What the task requires =>
Below are entries. Copy exactly the lines running from the line that holds "Generate a Python" to the line that holds "initiated on day", with both ends included.

Supplied information =>
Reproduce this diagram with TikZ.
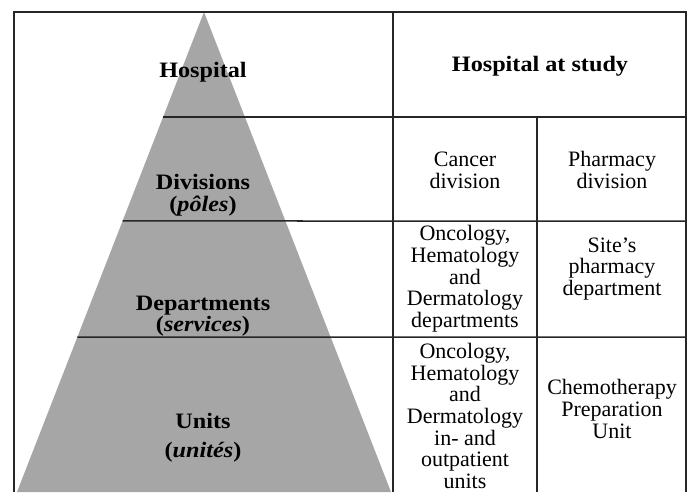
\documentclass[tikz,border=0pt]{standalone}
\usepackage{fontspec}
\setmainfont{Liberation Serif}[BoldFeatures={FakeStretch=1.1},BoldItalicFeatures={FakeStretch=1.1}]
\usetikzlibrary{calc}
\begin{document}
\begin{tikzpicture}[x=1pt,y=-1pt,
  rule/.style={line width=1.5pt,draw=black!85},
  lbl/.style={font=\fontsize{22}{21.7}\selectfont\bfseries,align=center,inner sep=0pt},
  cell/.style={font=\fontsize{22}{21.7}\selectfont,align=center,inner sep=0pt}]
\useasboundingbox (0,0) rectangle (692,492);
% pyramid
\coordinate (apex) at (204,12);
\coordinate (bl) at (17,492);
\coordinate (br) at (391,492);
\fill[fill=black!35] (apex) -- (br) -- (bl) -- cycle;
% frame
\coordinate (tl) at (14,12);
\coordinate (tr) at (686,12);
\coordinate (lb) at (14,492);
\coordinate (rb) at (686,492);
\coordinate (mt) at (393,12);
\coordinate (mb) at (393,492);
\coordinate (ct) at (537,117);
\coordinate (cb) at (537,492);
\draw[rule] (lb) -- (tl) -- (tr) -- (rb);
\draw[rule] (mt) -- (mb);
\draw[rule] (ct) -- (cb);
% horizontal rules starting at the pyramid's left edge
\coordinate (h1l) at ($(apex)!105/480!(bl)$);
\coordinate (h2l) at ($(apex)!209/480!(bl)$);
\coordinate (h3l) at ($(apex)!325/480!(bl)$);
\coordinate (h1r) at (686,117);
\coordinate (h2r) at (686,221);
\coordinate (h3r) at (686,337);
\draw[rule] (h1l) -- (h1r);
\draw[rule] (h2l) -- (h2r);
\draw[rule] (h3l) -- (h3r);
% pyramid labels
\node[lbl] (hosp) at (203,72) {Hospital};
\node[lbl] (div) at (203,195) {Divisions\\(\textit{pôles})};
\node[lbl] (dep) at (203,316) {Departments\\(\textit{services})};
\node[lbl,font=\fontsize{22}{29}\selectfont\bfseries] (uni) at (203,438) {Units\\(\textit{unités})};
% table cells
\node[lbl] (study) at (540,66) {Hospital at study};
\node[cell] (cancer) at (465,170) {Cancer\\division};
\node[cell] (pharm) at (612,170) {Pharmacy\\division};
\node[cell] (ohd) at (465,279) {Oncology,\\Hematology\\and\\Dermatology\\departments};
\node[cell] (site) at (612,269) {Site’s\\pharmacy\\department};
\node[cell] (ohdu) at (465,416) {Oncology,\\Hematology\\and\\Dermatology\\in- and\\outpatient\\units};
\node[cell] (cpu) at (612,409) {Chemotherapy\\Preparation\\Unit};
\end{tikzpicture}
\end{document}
---
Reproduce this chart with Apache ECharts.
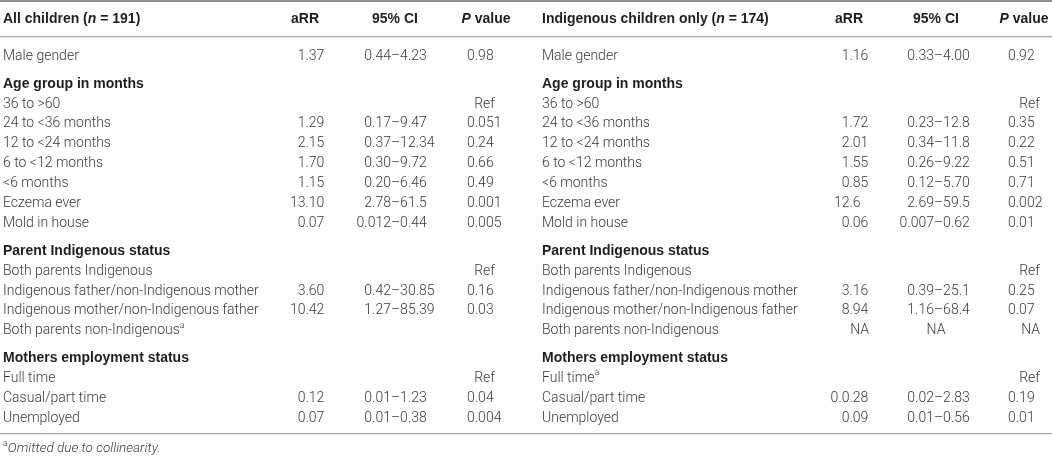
...
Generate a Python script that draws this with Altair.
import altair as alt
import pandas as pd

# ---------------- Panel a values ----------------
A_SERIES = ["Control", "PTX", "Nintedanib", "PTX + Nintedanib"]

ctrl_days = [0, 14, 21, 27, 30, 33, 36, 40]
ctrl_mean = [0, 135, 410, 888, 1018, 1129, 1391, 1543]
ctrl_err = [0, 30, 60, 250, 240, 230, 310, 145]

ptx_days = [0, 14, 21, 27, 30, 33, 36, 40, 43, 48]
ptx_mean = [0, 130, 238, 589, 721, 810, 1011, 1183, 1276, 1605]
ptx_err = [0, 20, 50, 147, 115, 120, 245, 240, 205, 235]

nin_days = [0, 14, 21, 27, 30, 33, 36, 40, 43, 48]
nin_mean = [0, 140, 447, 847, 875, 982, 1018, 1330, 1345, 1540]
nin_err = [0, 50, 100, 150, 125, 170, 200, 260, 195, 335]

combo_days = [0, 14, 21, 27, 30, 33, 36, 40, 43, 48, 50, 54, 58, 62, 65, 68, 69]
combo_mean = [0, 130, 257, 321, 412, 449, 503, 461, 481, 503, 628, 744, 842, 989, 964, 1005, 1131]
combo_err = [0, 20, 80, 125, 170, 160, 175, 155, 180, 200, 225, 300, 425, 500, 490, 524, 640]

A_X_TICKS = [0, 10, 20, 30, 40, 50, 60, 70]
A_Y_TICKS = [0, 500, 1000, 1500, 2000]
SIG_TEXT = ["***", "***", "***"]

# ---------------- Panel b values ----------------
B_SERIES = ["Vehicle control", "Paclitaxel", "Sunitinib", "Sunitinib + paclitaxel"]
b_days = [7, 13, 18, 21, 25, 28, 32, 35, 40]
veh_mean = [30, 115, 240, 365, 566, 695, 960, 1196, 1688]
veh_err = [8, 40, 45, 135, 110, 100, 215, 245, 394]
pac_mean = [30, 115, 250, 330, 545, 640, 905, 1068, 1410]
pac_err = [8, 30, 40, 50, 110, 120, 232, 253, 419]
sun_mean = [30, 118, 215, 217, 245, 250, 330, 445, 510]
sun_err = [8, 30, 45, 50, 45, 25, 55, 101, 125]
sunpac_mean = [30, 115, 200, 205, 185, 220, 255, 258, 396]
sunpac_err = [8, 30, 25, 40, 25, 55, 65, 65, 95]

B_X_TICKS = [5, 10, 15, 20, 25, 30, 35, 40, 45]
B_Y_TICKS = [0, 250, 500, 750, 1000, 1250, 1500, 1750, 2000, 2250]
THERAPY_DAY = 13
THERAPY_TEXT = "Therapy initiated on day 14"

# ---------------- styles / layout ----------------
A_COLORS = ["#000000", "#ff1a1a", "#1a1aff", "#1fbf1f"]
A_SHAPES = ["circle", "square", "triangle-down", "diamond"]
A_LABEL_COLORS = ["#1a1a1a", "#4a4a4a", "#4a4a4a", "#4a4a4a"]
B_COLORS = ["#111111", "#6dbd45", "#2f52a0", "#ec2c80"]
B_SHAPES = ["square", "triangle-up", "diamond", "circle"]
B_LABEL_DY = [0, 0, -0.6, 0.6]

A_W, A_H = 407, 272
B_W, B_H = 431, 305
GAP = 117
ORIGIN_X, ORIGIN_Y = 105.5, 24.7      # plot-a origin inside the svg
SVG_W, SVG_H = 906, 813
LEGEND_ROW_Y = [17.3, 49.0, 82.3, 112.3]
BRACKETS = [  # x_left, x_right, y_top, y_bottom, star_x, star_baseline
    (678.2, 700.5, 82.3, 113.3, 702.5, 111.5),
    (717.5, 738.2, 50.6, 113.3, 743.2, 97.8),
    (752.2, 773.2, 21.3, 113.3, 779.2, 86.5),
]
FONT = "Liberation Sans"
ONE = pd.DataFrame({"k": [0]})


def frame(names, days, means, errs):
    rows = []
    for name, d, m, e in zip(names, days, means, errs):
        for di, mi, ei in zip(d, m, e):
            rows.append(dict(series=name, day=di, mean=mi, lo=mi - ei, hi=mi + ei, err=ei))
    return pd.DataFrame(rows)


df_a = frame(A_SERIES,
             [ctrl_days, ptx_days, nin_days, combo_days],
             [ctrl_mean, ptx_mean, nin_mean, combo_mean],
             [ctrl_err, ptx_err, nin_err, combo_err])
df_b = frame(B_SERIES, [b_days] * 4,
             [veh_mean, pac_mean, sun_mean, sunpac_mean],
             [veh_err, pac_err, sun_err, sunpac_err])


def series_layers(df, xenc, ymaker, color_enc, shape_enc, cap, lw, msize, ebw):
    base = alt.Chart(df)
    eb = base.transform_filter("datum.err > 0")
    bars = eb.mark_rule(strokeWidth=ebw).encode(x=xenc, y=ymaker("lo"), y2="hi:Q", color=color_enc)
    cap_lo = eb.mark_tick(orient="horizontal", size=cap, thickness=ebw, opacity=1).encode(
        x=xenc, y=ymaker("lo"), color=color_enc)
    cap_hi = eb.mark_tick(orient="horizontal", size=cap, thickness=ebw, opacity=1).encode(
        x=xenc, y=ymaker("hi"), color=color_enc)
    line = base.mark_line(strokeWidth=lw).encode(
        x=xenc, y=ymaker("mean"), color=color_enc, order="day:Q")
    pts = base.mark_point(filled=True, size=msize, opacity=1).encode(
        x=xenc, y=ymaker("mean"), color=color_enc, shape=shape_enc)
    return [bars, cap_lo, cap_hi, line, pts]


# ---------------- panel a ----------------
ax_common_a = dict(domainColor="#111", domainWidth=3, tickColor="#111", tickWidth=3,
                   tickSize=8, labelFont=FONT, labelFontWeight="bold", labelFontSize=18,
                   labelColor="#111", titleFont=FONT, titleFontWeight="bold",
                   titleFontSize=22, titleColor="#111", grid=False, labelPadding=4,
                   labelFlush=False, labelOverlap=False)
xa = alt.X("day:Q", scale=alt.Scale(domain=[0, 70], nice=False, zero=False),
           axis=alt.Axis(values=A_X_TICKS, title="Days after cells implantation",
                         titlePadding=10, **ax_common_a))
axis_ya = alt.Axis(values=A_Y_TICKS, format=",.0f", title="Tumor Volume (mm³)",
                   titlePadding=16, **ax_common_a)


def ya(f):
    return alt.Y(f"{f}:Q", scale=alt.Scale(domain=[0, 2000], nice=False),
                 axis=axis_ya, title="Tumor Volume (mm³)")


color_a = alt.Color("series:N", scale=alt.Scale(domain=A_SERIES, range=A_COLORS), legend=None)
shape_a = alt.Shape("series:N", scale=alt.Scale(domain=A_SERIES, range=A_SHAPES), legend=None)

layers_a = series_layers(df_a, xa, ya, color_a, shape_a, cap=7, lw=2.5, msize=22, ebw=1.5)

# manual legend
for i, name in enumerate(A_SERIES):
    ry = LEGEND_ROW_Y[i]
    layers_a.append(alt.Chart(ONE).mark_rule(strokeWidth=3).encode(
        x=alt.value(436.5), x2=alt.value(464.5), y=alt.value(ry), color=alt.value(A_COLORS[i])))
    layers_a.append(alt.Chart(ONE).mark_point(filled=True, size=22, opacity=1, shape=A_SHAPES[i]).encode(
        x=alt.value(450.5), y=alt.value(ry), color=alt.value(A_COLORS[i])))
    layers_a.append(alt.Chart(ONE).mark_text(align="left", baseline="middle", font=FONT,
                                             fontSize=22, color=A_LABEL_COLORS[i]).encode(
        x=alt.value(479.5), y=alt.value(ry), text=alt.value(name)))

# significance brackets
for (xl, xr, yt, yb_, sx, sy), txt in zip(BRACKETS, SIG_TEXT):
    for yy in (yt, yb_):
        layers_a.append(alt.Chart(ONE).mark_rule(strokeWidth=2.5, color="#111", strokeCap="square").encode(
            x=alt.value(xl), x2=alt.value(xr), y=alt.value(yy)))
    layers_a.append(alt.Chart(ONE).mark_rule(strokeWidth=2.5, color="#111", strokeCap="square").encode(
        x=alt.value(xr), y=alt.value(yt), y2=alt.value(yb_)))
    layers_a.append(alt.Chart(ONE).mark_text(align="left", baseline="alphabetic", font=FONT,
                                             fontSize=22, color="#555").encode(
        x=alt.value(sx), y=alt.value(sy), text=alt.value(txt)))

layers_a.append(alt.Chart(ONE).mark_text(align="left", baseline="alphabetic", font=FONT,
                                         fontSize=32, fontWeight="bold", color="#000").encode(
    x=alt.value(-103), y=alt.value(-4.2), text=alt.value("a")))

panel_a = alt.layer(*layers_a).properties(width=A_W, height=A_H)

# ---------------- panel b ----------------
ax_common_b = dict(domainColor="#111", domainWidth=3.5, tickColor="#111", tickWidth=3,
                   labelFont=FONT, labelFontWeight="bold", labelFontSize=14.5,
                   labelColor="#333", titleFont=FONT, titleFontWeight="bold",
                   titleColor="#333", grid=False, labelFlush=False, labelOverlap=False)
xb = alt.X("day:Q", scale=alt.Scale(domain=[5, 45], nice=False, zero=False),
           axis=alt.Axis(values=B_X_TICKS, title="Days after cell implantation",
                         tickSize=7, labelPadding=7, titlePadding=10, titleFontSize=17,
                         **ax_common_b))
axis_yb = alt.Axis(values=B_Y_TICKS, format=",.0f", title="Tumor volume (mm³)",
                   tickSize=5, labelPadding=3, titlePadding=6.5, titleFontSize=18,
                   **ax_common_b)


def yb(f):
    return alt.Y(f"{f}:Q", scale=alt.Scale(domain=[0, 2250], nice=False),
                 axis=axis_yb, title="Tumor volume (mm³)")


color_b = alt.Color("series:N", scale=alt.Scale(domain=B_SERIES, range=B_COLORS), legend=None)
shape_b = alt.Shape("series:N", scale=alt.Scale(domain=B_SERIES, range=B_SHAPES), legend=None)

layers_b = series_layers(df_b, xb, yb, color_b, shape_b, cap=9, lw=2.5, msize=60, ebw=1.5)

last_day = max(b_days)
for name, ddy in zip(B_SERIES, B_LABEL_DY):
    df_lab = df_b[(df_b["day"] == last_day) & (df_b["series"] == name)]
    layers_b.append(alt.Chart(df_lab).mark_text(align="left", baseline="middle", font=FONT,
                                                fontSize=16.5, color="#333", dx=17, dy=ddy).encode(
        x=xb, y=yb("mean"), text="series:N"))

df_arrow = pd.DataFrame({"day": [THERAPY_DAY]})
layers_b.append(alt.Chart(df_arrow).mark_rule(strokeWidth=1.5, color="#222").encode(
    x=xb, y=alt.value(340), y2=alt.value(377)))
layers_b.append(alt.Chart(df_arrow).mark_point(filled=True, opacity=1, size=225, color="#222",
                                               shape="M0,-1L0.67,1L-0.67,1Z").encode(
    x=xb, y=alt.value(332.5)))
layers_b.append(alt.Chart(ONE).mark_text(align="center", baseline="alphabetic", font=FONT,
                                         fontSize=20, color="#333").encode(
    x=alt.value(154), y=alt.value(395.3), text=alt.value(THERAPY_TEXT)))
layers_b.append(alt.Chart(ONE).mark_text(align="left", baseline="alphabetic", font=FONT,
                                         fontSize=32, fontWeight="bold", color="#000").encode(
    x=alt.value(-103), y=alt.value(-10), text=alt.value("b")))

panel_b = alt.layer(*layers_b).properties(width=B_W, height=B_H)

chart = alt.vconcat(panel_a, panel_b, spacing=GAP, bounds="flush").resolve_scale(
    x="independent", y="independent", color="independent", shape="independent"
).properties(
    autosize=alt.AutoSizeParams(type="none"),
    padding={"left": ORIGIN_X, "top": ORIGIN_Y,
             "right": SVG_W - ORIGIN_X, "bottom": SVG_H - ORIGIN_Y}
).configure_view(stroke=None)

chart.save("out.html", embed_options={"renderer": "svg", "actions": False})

Complete output =>
Generate a Python script that draws this with Altair.
import altair as alt
import pandas as pd

# ---------------- Panel a values ----------------
A_SERIES = ["Control", "PTX", "Nintedanib", "PTX + Nintedanib"]

ctrl_days = [0, 14, 21, 27, 30, 33, 36, 40]
ctrl_mean = [0, 135, 410, 888, 1018, 1129, 1391, 1543]
ctrl_err = [0, 30, 60, 250, 240, 230, 310, 145]

ptx_days = [0, 14, 21, 27, 30, 33, 36, 40, 43, 48]
ptx_mean = [0, 130, 238, 589, 721, 810, 1011, 1183, 1276, 1605]
ptx_err = [0, 20, 50, 147, 115, 120, 245, 240, 205, 235]

nin_days = [0, 14, 21, 27, 30, 33, 36, 40, 43, 48]
nin_mean = [0, 140, 447, 847, 875, 982, 1018, 1330, 1345, 1540]
nin_err = [0, 50, 100, 150, 125, 170, 200, 260, 195, 335]

combo_days = [0, 14, 21, 27, 30, 33, 36, 40, 43, 48, 50, 54, 58, 62, 65, 68, 69]
combo_mean = [0, 130, 257, 321, 412, 449, 503, 461, 481, 503, 628, 744, 842, 989, 964, 1005, 1131]
combo_err = [0, 20, 80, 125, 170, 160, 175, 155, 180, 200, 225, 300, 425, 500, 490, 524, 640]

A_X_TICKS = [0, 10, 20, 30, 40, 50, 60, 70]
A_Y_TICKS = [0, 500, 1000, 1500, 2000]
SIG_TEXT = ["***", "***", "***"]

# ---------------- Panel b values ----------------
B_SERIES = ["Vehicle control", "Paclitaxel", "Sunitinib", "Sunitinib + paclitaxel"]
b_days = [7, 13, 18, 21, 25, 28, 32, 35, 40]
veh_mean = [30, 115, 240, 365, 566, 695, 960, 1196, 1688]
veh_err = [8, 40, 45, 135, 110, 100, 215, 245, 394]
pac_mean = [30, 115, 250, 330, 545, 640, 905, 1068, 1410]
pac_err = [8, 30, 40, 50, 110, 120, 232, 253, 419]
sun_mean = [30, 118, 215, 217, 245, 250, 330, 445, 510]
sun_err = [8, 30, 45, 50, 45, 25, 55, 101, 125]
sunpac_mean = [30, 115, 200, 205, 185, 220, 255, 258, 396]
sunpac_err = [8, 30, 25, 40, 25, 55, 65, 65, 95]

B_X_TICKS = [5, 10, 15, 20, 25, 30, 35, 40, 45]
B_Y_TICKS = [0, 250, 500, 750, 1000, 1250, 1500, 1750, 2000, 2250]
THERAPY_DAY = 13
THERAPY_TEXT = "Therapy initiated on day 14"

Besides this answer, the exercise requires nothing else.